# Koi friendly plants



## Lunanzar (Aug 4, 2010)

One of my room mates recently left, and ditched his koi fish. I gladly took them in the tank i was saving for aquascaping. I've done as much research as I can on koi fish, and i love them to death, But i'm having a hard time finding out what i can and can't plant in the same tank. I keep reading they'll eat EVERYTHING, and then other people say they avoid certain plants. I'm looking for some easy matinence beautiful plants that hopefully can be planted in the same tank as 5 small koi (between 1 to 3 inches). Any sugguestions or advice I'd really appreciate the help.


----------



## Mr. Fisher (Mar 24, 2009)

Floaters are good. Salvinia, Mini Water Lettuce, frogbit, duckweed, and water hyacynth.

Thye may uproot plants, but you will need some when they grow to lower nitrates.

We have a 15-16" Koi in a 60 gallon...it started out 3-4"


----------



## Nue (Dec 27, 2009)

Floating plants may work, but don't forget how big Koi fish get. They are destructive to planted tanks, so if you want a planted tank I would recommend giving them to someone with a pond for proper housing. And getting some planted tank friendly fish.


----------



## BonesCJ (Jan 13, 2003)

my 3 koi love duckweed, I can put a sandwich size zippie of it in my pond and by night its all been eaten


----------



## Lunanzar (Aug 4, 2010)

You guys think any mosses will be eaten immediately? I was thinking of doing a nice moss wall for the bare back wall. I feel like since parts of it will always be safeguarded by mesh, they may have the capability to constantly grow just enough to look pretty. Thinking pretty basic plastic mesh on suction cups with moss in between. 

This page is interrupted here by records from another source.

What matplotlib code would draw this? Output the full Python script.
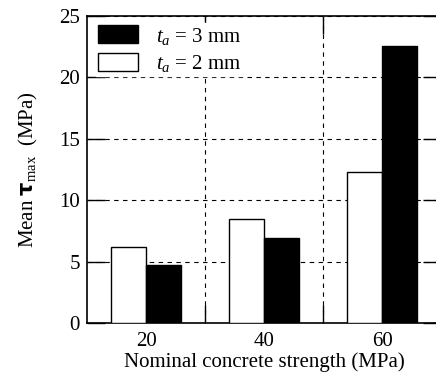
import numpy as np
import matplotlib.pyplot as plt
from matplotlib.patches import Patch

plt.rcParams['font.family'] = ['Liberation Serif', 'DejaVu Serif']
plt.rcParams['mathtext.fontset'] = 'custom'
plt.rcParams['mathtext.rm'] = 'Liberation Serif'
plt.rcParams['mathtext.it'] = 'Liberation Serif:italic'

# data
strengths = ['20', '40', '60']
tau_2mm = [6.2, 8.5, 12.3]
tau_3mm = [4.7, 6.9, 22.5]

x = np.arange(len(strengths))
w = 0.3
fs = 15

fig = plt.figure(figsize=(4.36, 3.84), dpi=100)
# right spine sits just past the image edge in the original
ax = fig.add_axes([87 / 436, 60.7 / 384, 354 / 436, 307.6 / 384])

ax.bar(x - w / 2, tau_2mm, w, color='white', edgecolor='black', lw=1.0, zorder=3)
ax.bar(x + w / 2, tau_3mm, w, color='black', edgecolor='black', lw=1.0, zorder=3)

ax.set_xlim(-0.5, 2.5)
ax.set_ylim(0, 25)
ax.set_yticks([0, 5, 10, 15, 20, 25])
ax.set_xticks([0.5, 1.5])
ax.set_xticklabels([])
ax.set_xticks(x, minor=True)
ax.set_xticklabels(strengths, minor=True)
ax.tick_params(which='major', direction='in', length=13, width=1, top=True, right=True,
               labelsize=fs, pad=5)
ax.tick_params(axis='x', which='minor', length=0, labelsize=fs, pad=6)
ax.grid(True, which='major', color='black', lw=0.8, ls=(0, (4, 4)), zorder=1)
for s in ax.spines.values():
    s.set_linewidth(1.2)

ax.set_xlabel('Nominal concrete strength (MPa)', fontsize=fs, labelpad=1)
ax.set_ylabel(r'Mean $\mathbf{\tau}_{\rm max}$  (MPa)', fontsize=fs, labelpad=14)

handles = [Patch(facecolor='black', edgecolor='black'),
           Patch(facecolor='white', edgecolor='black')]
leg = ax.legend(handles, [r'$t_a$ = 3 mm', r'$t_a$ = 2 mm'], loc='upper left',
                bbox_to_anchor=(0.025, 0.975), fontsize=fs, frameon=True, fancybox=False,
                handlelength=1.9, handleheight=0.95, handletextpad=0.9, labelspacing=0.3,
                borderpad=0.1, borderaxespad=0)
leg.get_frame().set_edgecolor('white')
leg.get_frame().set_facecolor('white')
leg.get_frame().set_alpha(1)
leg.set_zorder(5)

fig.savefig('out.png', dpi=100)
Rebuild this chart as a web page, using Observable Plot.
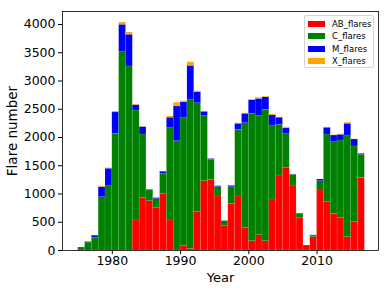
<!DOCTYPE html>
<html><head><meta charset="utf-8">
<script src="https://cdn.jsdelivr.net/npm/d3@7"></script>
<script src="https://cdn.jsdelivr.net/npm/@observablehq/plot@0.6"></script>
<style>
body{margin:0;background:#fff;font-family:"DejaVu Sans",sans-serif;}
#chart{position:relative;width:390px;height:293px;}
#chart svg g[aria-label="x-axis label"] text{font-size:13px;}
#chart svg g[aria-label="y-axis label"] text{font-size:13.5px;}
#legend{position:absolute;left:304px;top:15px;width:70px;height:53px;box-sizing:border-box;border:1px solid #d4d4d4;border-radius:2px;background:rgba(255,255,255,0.8);}
.row{position:absolute;left:0;height:12px;font-size:8.5px;line-height:12px;}
.sw{position:absolute;left:3px;top:3px;width:17px;height:6px;}
.lb{position:absolute;left:27px;top:0;white-space:nowrap;color:#000;}
</style></head><body><div id="chart"></div>
<script>
const years = [1975,1976,1977,1978,1979,1980,1981,1982,1983,1984,1985,1986,1987,1988,1989,1990,1991,1992,1993,1994,1995,1996,1997,1998,1999,2000,2001,2002,2003,2004,2005,2006,2007,2008,2009,2010,2011,2012,2013,2014,2015,2016];
const abFlares = [0,0,0,0,0,0,0,0,531,926,873,749,1003,531,0,77,30,678,1227,1251,956,431,826,956,401,165,271,165,903,1327,1457,1150,572,88,236,1062,855,649,578,236,501,1286];
const cFlares = [53,140,225,943,1150,2065,3510,3257,1947,1127,189,159,354,1634,1935,2265,2643,1929,1151,354,165,88,295,1180,1852,2254,2107,2325,1309,897,613,190,77,0,29,165,1198,1268,1369,1799,1340,407];
const mFlares = [0,10,38,178,297,378,485,561,95,132,12,20,38,185,614,283,595,196,77,15,17,4,24,106,166,240,305,222,180,126,92,4,6,0,3,30,119,118,100,207,124,17];
const xFlares = [0,0,4,18,12,18,40,40,8,8,2,2,4,22,65,18,65,18,6,2,2,1,2,10,8,14,20,12,20,10,18,4,1,0,0,0,8,8,12,20,2,0];
const seriesNames = ["AB_flares","C_flares","M_flares","X_flares"];
const seriesColors = ["#ff0000","#008000","#0000ff","#ffa500"];
const xTicks = [1980,1990,2000,2010];
const yTicks = [0,500,1000,1500,2000,2500,3000,3500,4000];

const seriesValues = [abFlares, cFlares, mFlares, xFlares];
const rows = [];
years.forEach((yr, i) => {
  seriesValues.forEach((arr, k) => rows.push({year: yr, year2: yr + 1, series: seriesNames[k], value: arr[i]}));
});

const plot = Plot.plot({
  width: 390, height: 293,
  marginLeft: 62, marginRight: 12, marginTop: 11, marginBottom: 43,
  style: {fontFamily: "DejaVu Sans", fontSize: "12.5px", background: "white", color: "black", overflow: "visible"},
  x: {domain: [1972.7, 2019.0], ticks: xTicks, tickFormat: "d", tickSize: 4, tickPadding: 2,
      label: "Year", labelAnchor: "center", labelOffset: 31, labelArrow: false},
  y: {domain: [0, 4230], ticks: yTicks, tickFormat: "d", tickSize: 4, tickPadding: 3,
      label: "Flare number", labelAnchor: "center", labelOffset: 55, labelArrow: false},
  color: {domain: seriesNames, range: seriesColors},
  marks: [
    Plot.rectY(rows, Plot.stackY({x1: "year", x2: "year2", y: "value", fill: "series",
      stroke: "white", strokeOpacity: 0.18, strokeWidth: 0.5})),
    Plot.frame({stroke: "black", strokeWidth: 0.8})
  ]
});
const chart = document.getElementById("chart");
chart.appendChild(plot);

const legend = document.createElement("div");
legend.id = "legend";
const rowTops = [1.7, 13.7, 26.7, 39.3];
seriesNames.forEach((name, k) => {
  const r = document.createElement("div");
  r.className = "row";
  r.style.top = rowTops[k] + "px";
  const sw = document.createElement("div");
  sw.className = "sw";
  sw.style.background = seriesColors[k];
  const lb = document.createElement("div");
  lb.className = "lb";
  lb.textContent = name;
  r.appendChild(sw); r.appendChild(lb);
  legend.appendChild(r);
});
chart.appendChild(legend);
</script></body></html>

Thanks again you guys. New to this site and i love it already.


----------



## Eden Marel (Jan 28, 2010)

Well the duckweed and frogbit are a favorite. I don't have koi, but my sister's 3 inch goldfish ate all the duckweed and frogbit I gave her. I thought goldfish didn't eat Elodea, but I guess they do since the elodea in my goldfish tank is leafless now. The only plant in my goldfish tank that is left is leafless elodea. I used to have a Marimo in there, but they started eating that too, so i took it out but the marimo has a chunck missing out of it 

It is hard to find non-tasty plants.


----------



## DaveK (Jul 10, 2010)

Keep in mind that fish are like kids and will eat their most favorite thing first, till it's gone, then their next favorite thing till that's gone and so on. Could be eloeda is way down their list of favorite foods.


----------



## Mr. Fisher (Mar 24, 2009)

Our 16" Koi does not eat Frogbit or Salvinia. It's too big to care about duckweed, too. All three floaters are on our tank with the Koi, which is not planted and has a gravel bed (that is all).

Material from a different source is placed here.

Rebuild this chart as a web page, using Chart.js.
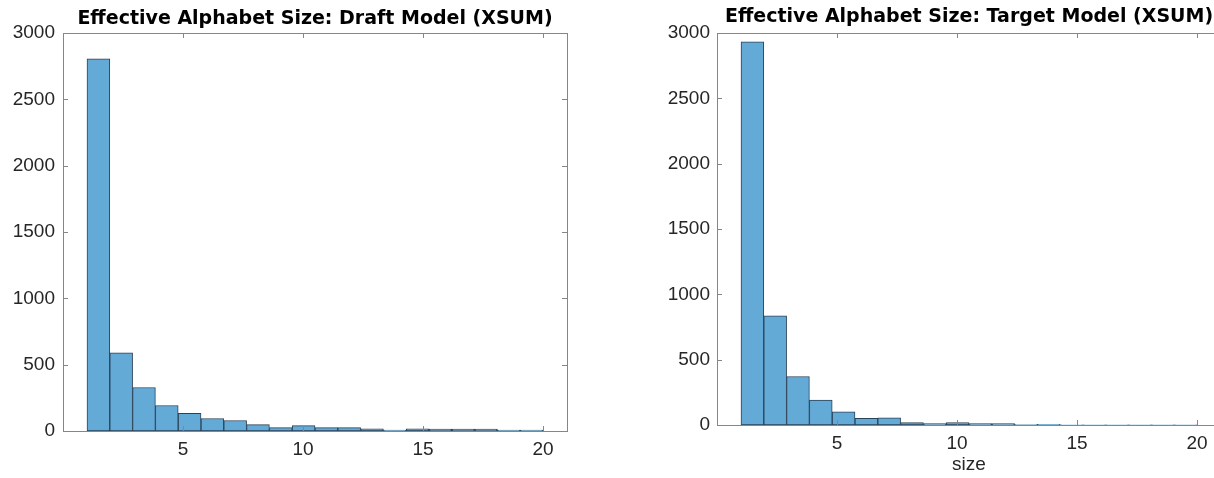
<!DOCTYPE html>
<html>
<head>
<meta charset="utf-8">
<title>Effective Alphabet Size (XSUM)</title>
<script src="https://cdn.jsdelivr.net/npm/chart.js@4.4.1/dist/chart.umd.min.js"></script>
<style>
  html, body { margin: 0; padding: 0; background: #fff; overflow: hidden; }
  body { width: 1214px; height: 478px; position: relative; }
  canvas { position: absolute; top: 0; }
  #draftChart { left: 0; }
  #targetChart { left: 640px; }
</style>
</head>
<body>
<canvas id="draftChart" width="630" height="478"></canvas>
<canvas id="targetChart" width="658" height="478"></canvas>
<script>
// ============================================================
// Data
// ============================================================

// histogram bin edges (20 bins over 1..20)
const binEdges = [1, 1.95, 2.9, 3.85, 4.8, 5.75, 6.7, 7.65, 8.6, 9.55, 10.5,
  11.45, 12.4, 13.35, 14.3, 15.25, 16.2, 17.15, 18.1, 19.05, 20];

const draftCounts = [2805, 590, 328, 192, 133, 94, 79, 48, 25, 40,
  25, 25, 17, 7, 17, 15, 15, 15, 7, 7];

const targetCounts = [2933, 835, 371, 191, 101, 51, 54, 19, 11, 18,
  11, 11, 3, 6, 1, 1, 1, 1, 1, 1];

const xTicks = [5, 10, 15, 20];
const yTicks = [0, 500, 1000, 1500, 2000, 2500, 3000];

const draftTitle = 'Effective Alphabet Size: Draft Model (XSUM)';
const targetTitle = 'Effective Alphabet Size: Target Model (XSUM)';
const xLabel = 'size';

// ============================================================
// Helpers
// ============================================================

const FONT = "'Liberation Sans', Arial, Helvetica, sans-serif";
const TITLE_FONT = "'DejaVu Sans', 'Liberation Sans', sans-serif";
const TEXT_COLOR = '#262626';
const AXIS_COLOR = '#868686';

function toPoints(counts) {
  return counts.map((c, i) => ({ x: (binEdges[i] + binEdges[i + 1]) / 2, y: c }));
}

// MATLAB-style box with inward ticks on all four sides
const boxPlugin = {
  id: 'box',
  afterDatasetsDraw(chart) {
    const { ctx, chartArea: a, scales } = chart;
    const len = 5;
    ctx.save();
    ctx.strokeStyle = AXIS_COLOR;
    ctx.lineWidth = 1;
    ctx.beginPath();
    xTicks.forEach(v => {
      const px = Math.round(scales.x.getPixelForValue(v)) + 0.5;
      ctx.moveTo(px, a.bottom); ctx.lineTo(px, a.bottom - len);
      ctx.moveTo(px, a.top); ctx.lineTo(px, a.top + len);
    });
    yTicks.forEach(v => {
      const py = Math.round(scales.y.getPixelForValue(v)) + 0.5;
      ctx.moveTo(a.left, py); ctx.lineTo(a.left + len, py);
      ctx.moveTo(a.right, py); ctx.lineTo(a.right - len, py);
    });
    ctx.stroke();
    ctx.strokeRect(Math.round(a.left) + 0.5, Math.round(a.top) + 0.5,
      Math.round(a.right - a.left), Math.round(a.bottom - a.top));
    ctx.restore();
  }
};

function makeHistogram(canvasId, counts, title, opts) {
  const ctx = document.getElementById(canvasId).getContext('2d');
  return new Chart(ctx, {
    type: 'bar',
    data: {
      datasets: [{
        data: toPoints(counts),
        backgroundColor: 'rgb(100, 170, 215)',
        borderColor: '#2a4257',
        borderWidth: 1,
        borderSkipped: false,
        barPercentage: 1,
        categoryPercentage: 1
      }]
    },
    options: {
      responsive: false,
      animation: false,
      devicePixelRatio: 1,
      layout: { padding: 0 },
      plugins: {
        legend: { display: false },
        tooltip: { enabled: false },
        title: {
          display: true,
          text: title,
          color: '#000',
          font: { family: TITLE_FONT, size: 19, weight: 'bold', lineHeight: 1.2 },
          padding: { top: opts.titleTop, bottom: 33 - opts.titleTop - 22.8 }
        }
      },
      scales: {
        x: {
          type: 'linear',
          min: 0,
          max: 21,
          offset: false,
          grid: { display: false, drawTicks: false },
          border: { display: false },
          afterBuildTicks: s => { s.ticks = xTicks.map(v => ({ value: v })); },
          afterFit: s => { s.height = opts.xHeight; },
          ticks: {
            color: TEXT_COLOR, font: { family: FONT, size: 19 }, padding: 7, maxRotation: 0,
            callback: v => String(v)
          },
          title: {
            display: !!opts.xTitle,
            text: opts.xTitle || '',
            color: TEXT_COLOR,
            font: { family: FONT, size: 19 },
            padding: { top: 0, bottom: 2 }
          }
        },
        y: {
          min: 0,
          max: 3000,
          grid: { display: false, drawTicks: false },
          border: { display: false },
          afterBuildTicks: s => { s.ticks = yTicks.map(v => ({ value: v })); },
          afterFit: s => { s.width = opts.axisWidth; },
          ticks: {
            color: TEXT_COLOR, font: { family: FONT, size: 19 }, padding: opts.yPad,
            callback: v => String(v)
          }
        },
        // empty right-hand axis, same width as the left one, so the title centres over the plot box
        yRight: {
          position: 'right',
          min: 0,
          max: 3000,
          grid: { display: false, drawTicks: false },
          border: { display: false },
          ticks: { display: false },
          afterFit: s => { s.width = opts.axisWidth; }
        }
      }
    },
    plugins: [boxPlugin]
  });
}

// ============================================================
// Boot
// ============================================================

makeHistogram('draftChart', draftCounts, draftTitle,
  { axisWidth: 63, xHeight: 47, titleTop: 7.5, yPad: 8 });
makeHistogram('targetChart', targetCounts, targetTitle,
  { axisWidth: 77, xHeight: 53, titleTop: 5.8, yPad: 7, xTitle: xLabel });
</script>
</body>
</html>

I have Cardinals and amano shrimp in my planted tank; hence, no threat to my scape.


----------



## Mr. Fisher (Mar 24, 2009)

Let me clarify:

You'll need some type of nitrate remover (plants) in the tank with 3 koi as they get bigger. That is why I suggested floaters.

On the other hand, you will not be able to scape that tank b/c the koi will tear everything up.


----------



## Josh n Rachel (May 17, 2015)

I have eight goldfish and koi in a 75 gallon tank. They have successfully eaten every plant I bought except "anubius", it is a very hardy plant and I planted them in mason jars so they couldn't get at the roots. I suggest the same for you, get some really thick hardy plants and put em in jars


----------



## Diana (Jan 14, 2010)

Koi get REALLY BIG. 
They will ultimately need 1000 gallons or more. 
They are very hungry for plants, and they grow fast. 

Ditto the other comments: Any plants will be short lived. 

Set up a planted sump for nitrogen removal. Emersed, floating plants. Leaves in the air, roots in the water will be the best N removal plants. Water Hyacinth, Water Lettuce and other large, fast plants are best. High light. (sunlight).


----------



## PurpleDingo (Mar 22, 2018)

Agreed about water lettuce, but I haven't tried water hyacinth. This post says koi will just eat them all. Is that true?


----------